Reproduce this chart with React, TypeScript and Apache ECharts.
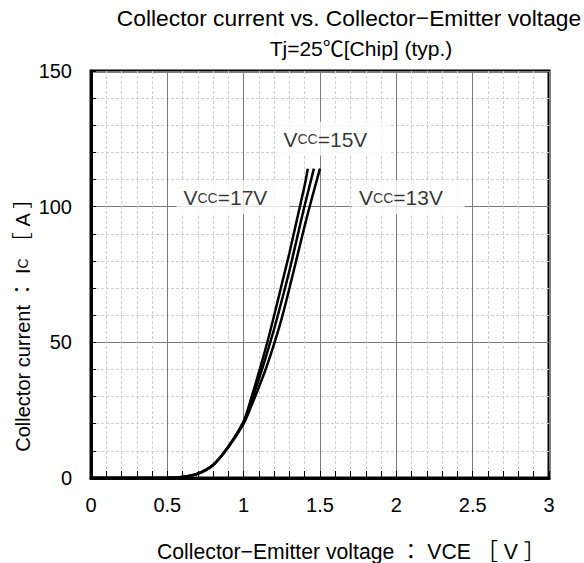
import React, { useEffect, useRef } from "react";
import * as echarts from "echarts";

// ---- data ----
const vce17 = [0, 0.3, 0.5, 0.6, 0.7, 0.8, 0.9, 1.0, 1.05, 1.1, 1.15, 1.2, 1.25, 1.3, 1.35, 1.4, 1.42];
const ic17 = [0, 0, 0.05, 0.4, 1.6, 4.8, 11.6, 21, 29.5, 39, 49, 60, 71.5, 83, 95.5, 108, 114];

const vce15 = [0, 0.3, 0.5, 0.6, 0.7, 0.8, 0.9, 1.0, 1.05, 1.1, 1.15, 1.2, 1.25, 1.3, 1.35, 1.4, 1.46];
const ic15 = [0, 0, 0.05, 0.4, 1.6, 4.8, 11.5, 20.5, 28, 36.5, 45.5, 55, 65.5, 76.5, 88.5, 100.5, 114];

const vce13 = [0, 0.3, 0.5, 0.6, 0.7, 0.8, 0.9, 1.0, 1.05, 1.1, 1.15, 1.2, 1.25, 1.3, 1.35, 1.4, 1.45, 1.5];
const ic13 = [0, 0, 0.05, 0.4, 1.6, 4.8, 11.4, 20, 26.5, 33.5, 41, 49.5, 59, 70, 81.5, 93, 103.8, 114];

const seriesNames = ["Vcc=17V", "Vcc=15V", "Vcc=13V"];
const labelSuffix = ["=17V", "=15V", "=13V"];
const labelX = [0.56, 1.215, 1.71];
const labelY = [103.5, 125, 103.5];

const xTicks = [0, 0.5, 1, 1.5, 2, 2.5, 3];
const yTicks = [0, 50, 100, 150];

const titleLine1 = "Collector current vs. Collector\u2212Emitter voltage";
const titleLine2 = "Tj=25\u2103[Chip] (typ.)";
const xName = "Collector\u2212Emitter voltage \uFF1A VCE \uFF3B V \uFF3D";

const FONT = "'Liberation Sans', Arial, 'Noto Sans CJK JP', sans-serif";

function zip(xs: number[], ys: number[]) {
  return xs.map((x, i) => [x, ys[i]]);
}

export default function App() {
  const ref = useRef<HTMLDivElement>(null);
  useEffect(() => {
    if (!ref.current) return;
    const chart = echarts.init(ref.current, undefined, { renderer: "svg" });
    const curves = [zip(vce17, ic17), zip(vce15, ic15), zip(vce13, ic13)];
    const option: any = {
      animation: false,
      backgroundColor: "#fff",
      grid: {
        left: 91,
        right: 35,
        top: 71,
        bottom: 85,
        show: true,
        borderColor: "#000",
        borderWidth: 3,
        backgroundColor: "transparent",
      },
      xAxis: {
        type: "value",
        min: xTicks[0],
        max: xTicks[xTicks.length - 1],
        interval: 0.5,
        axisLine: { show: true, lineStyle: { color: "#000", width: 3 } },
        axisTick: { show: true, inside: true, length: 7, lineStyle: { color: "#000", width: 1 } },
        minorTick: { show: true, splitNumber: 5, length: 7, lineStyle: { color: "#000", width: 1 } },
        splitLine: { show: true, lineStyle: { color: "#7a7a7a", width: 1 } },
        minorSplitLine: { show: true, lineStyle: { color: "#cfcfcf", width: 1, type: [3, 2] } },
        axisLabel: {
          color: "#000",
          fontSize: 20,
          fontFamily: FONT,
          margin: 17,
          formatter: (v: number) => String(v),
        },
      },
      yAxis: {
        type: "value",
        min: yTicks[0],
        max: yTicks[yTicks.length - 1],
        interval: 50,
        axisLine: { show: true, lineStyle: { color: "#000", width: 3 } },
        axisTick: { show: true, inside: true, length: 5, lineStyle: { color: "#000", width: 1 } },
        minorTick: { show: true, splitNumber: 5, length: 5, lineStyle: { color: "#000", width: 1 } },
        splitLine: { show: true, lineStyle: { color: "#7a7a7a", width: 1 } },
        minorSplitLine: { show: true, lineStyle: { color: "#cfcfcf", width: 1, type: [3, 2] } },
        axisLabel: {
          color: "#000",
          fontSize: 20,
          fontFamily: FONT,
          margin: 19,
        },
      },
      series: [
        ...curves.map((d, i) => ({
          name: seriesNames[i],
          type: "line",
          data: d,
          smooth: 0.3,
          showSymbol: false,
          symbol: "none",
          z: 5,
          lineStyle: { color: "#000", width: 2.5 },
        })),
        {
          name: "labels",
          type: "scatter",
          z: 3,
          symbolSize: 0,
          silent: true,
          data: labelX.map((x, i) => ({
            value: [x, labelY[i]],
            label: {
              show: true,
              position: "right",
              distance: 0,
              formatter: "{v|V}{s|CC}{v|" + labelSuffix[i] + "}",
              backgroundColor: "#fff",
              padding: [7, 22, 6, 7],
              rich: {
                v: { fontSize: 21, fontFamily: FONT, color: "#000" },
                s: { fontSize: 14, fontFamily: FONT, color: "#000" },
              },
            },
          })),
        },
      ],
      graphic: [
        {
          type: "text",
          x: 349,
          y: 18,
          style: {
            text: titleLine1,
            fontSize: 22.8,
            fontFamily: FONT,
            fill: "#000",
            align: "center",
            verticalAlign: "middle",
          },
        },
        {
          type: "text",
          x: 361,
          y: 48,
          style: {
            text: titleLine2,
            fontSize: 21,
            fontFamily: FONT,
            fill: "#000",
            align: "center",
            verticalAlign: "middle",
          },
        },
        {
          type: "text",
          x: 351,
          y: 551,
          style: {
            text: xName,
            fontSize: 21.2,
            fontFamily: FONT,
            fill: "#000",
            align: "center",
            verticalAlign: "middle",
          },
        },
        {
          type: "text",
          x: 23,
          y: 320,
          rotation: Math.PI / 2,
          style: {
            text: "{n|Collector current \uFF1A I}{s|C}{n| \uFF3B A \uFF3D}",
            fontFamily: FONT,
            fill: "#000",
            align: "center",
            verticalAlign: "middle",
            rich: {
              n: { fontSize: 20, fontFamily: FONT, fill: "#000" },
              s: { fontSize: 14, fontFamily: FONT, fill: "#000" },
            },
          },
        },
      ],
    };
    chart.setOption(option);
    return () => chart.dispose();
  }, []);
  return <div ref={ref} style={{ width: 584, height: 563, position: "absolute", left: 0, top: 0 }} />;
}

• • • • •

EXERCISE BRIEF →
Where does the word "React" appear? Return each line that holds it.

CORRECT RESPONSE →
Reproduce this chart with React, TypeScript and Apache ECharts.
import React, { useEffect, useRef } from "react";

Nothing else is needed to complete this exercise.